Hello War & Peaceniks!
Today, the second installment in our special series: MEDIA DEATH STARS!
When major media players get discussed, one of the most important is oft omitted: OG Tech Death Star, Microsoft. Look at how the industry describes the leaders in media tech: FAANG - Facebook, Apple, Amazon, Netflix and Google.
For perspective, Netflix is work approximately 10% of Microsoft.
Microsoft’s journey from Bill Gates’ software nerdom to Two-Trillion-Dollar Modern Media Death Star is useful, not only for understanding Bill Gate’s Frankenstein Baby but as a way of understanding the path forward for their fellow Death Stars.
In 1998, despite being one of the most valuable and powerful companies on the planet, Microsoft began a fifteen-year existential crisis, with numerous torpedoes shot down its thermal exhaust port, each with the capacity to blow the company to bits.

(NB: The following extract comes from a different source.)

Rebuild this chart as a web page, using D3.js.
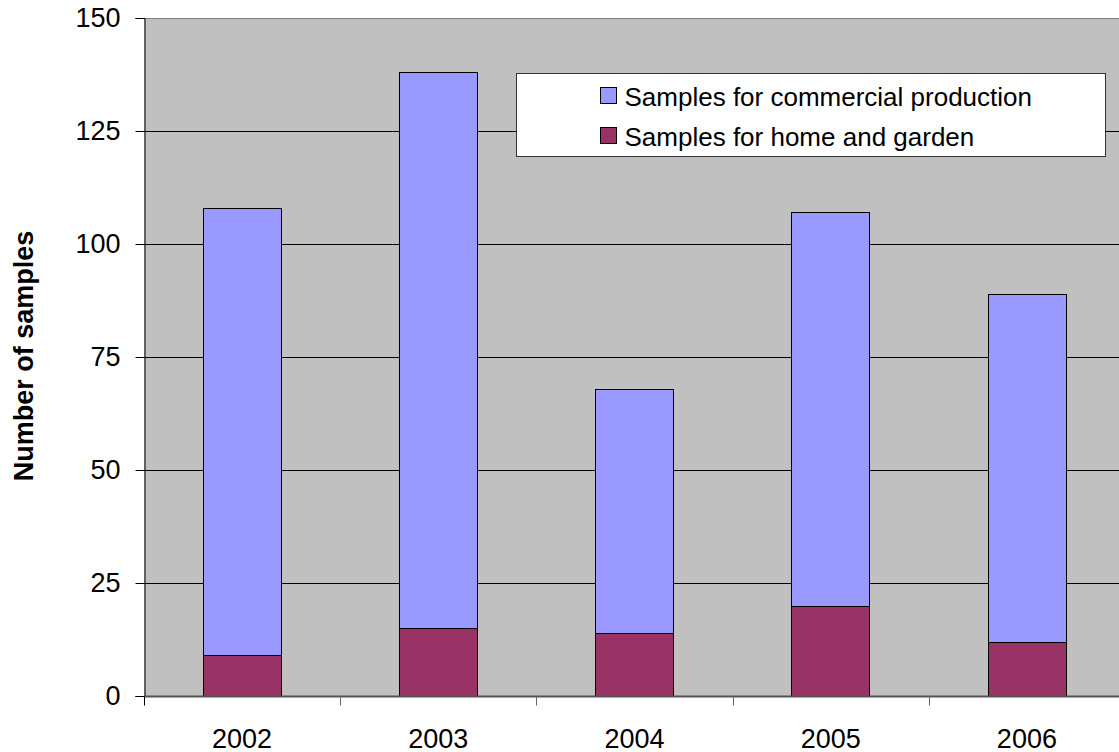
<!DOCTYPE html>
<html>
<head>
<meta charset="utf-8">
<script src="https://cdn.jsdelivr.net/npm/d3@7"></script>
<style>
  body { margin: 0; background: #fff; }
  svg { display: block; font-family: Arial, "Liberation Sans", sans-serif; }
</style>
</head>
<body>
<div id="chart"></div>
<script>
// data
var years = ['2002', '2003', '2004', '2005', '2006'];
var home = [9, 15, 14, 20, 12];
var commercial = [99, 123, 54, 87, 77];
var yTicks = [0, 25, 50, 75, 100, 125, 150];
var seriesNames = ['Samples for commercial production', 'Samples for home and garden'];
var colors = ['#9999ff', '#993366'];

var svgWidth = 1119, svgHeight = 752;
var margin = { top: 18, left: 144, bottom: 56 };
var plotW = 981;   // plot runs off the right edge like the original
var plotH = svgHeight - margin.top - margin.bottom;

var svg = d3.select('#chart').append('svg')
  .attr('width', svgWidth)
  .attr('height', svgHeight);

var g = svg.append('g')
  .attr('transform', `translate(${margin.left}, ${margin.top})`);

var x = d3.scaleBand().domain(years).range([0, plotW]).paddingInner(0.6).paddingOuter(0.3);
var xTickScale = d3.scaleBand().domain(years).range([0, plotW]);
var y = d3.scaleLinear().domain([0, 150]).range([plotH, 0]);

// plot background
g.append('rect')
  .attr('width', plotW).attr('height', plotH)
  .attr('fill', '#c0c0c0');
g.append('line')
  .attr('x1', 0).attr('x2', plotW).attr('y1', 0.5).attr('y2', 0.5)
  .attr('stroke', '#808080');

// gridlines
g.selectAll('.grid').data(yTicks.slice(1, -1)).enter().append('line')
  .attr('x1', 0).attr('x2', plotW)
  .attr('y1', d => Math.round(y(d)) + 0.5).attr('y2', d => Math.round(y(d)) + 0.5)
  .attr('stroke', '#000').attr('stroke-width', 1);

// stacked bars
var rows = years.map((yr, i) => ({ year: yr, home: home[i], commercial: commercial[i] }));
var stack = d3.stack().keys(['commercial', 'home']).order(d3.stackOrderReverse)(rows);

g.selectAll('.series').data(stack).enter().append('g')
  .attr('fill', (d, i) => colors[i])
  .selectAll('rect').data(d => d).enter().append('rect')
  .attr('x', d => Math.round(x(d.data.year)) + 0.5)
  .attr('width', Math.round(x.bandwidth()))
  .attr('y', d => Math.round(y(d[1])) + 0.5)
  .attr('height', d => Math.round(y(d[0])) - Math.round(y(d[1])))
  .attr('stroke', '#000').attr('stroke-width', 1);

// y axis
var yAxis = d3.axisLeft(y).tickValues(yTicks).tickSize(9).tickPadding(15);
var ya = g.append('g').attr('transform', 'translate(0.5,0)').call(yAxis);
ya.attr('font-size', null).attr('font-family', null);
ya.select('.domain').attr('stroke', '#000');
ya.selectAll('.tick line').attr('stroke', '#000');
ya.selectAll('text').style('font-size', '27px').attr('fill', '#000');

// x axis
var xa = g.append('g').attr('transform', `translate(0, ${plotH + 0.5})`);
xa.append('line').attr('x1', 0).attr('x2', plotW).attr('stroke', '#555').attr('stroke-width', 2);
xa.selectAll('.xt').data(years.concat(['end'])).enter().append('line')
  .attr('x1', (d, i) => Math.round(i * xTickScale.step()) + 0.5)
  .attr('x2', (d, i) => Math.round(i * xTickScale.step()) + 0.5)
  .attr('y1', 0).attr('y2', 9)
  .attr('stroke', (d, i) => i === 0 ? '#000' : '#666');
xa.selectAll('.xl').data(years).enter().append('text')
  .attr('x', d => xTickScale(d) + xTickScale.bandwidth() / 2)
  .attr('y', 51)
  .attr('text-anchor', 'middle')
  .style('font-size', '27px')
  .text(d => d);

// y label
svg.append('text')
  .attr('transform', 'translate(33, 356) rotate(-90)')
  .attr('text-anchor', 'middle')
  .style('font-size', '27px')
  .attr('font-weight', 'bold')
  .text('Number of samples');

// legend
var leg = svg.append('g').attr('transform', 'translate(516.5, 73.5)');
leg.append('rect').attr('width', 589).attr('height', 83)
  .attr('fill', '#fff').attr('stroke', '#333').attr('stroke-width', 1);
seriesNames.forEach(function(name, i) {
  leg.append('rect')
    .attr('x', 84).attr('y', 14 + i * 40)
    .attr('width', 16).attr('height', 16)
    .attr('fill', colors[i]).attr('stroke', '#000');
  leg.append('text')
    .attr('x', 108).attr('y', 32 + i * 40)
    .style('font-size', '26px')
    .text(name);
});
</script>
</body>
</html>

First, the company faced a landmark antitrust suit from the Justice Department due to their anti-competitive practices against Netscape, and their draconian business dealings with PC manufacturers. Microsoft also made disastrous investments in numerous products and endeavors, then missed the boat to mobile computing and nearly missed the shuttle to the planet Interwebs. To top it all off, from 2000 to 2014, Microsoft had an historically shitty CEO.
This last issue proves a big truism, which I learned from legendary business writer and guru Jim Collins: Most data shows that perhaps the biggest single-reason great companies fail is poor succession planning. In 2000, Bill Gates stepped down as Microsoft CEO and gave control of his company to his college buddy.
Pro Tip: Don’t do that.
Steve Ballmer (Gates’ bro and successor) is a great dancer, a mediocre sports team owner, and the absolute wrongest guy on earth to take over a company like Microsoft after its visionary leader stepped down.
Rather than evolving the business over his fourteen years as CEO, Ballmer lurched at a confusing array of products that took the company’s eye off the ball. Not to say they didn’t do anything right during his tenure, but there was an utter lack of focus that cost the company billions, saw them cede leadership in markets like mobile and email to Apple and Google and put one of the former leaders of American Tech into a follower’s crouch. When Ballmer took over as CEO in 2000, the company was at all-time high market cap of $620 Billion. One year later, the company was worth less than half that, and then bounced along at that low valuation for his entire time at the helm.
In 2014, when Ballmer stepped down, Gates chose a new CEO who was NOT just a pal. Satya Nadella previously ran Microsoft’s Cloud and Enterprise Divisions – so rather than driving the Zamboni in circles, he knew how to skate to where the tech puck was going. In the seven-plus years since Nadella took over, Microsoft has transformed itself from a single unit sales/physical product business, into a *rundle-based flywheel. It has also become just the second company in world history to be worth TWO TRILLION DOLLARS. (With a T. That rhymes with D. And that stands for Death Star.)
*A rundle is a Recurring Revenue Bundle (like the current iteration of Office 365 or Amazon Prime).
A Flywheel is a heavy wheel attached to a rotating shaft, that smooths out delivery of power from a motor to a machine that creates and stores energy which it uses to run more efficiently.
For a business flywheel , simply replace the word “power” with the word “money.”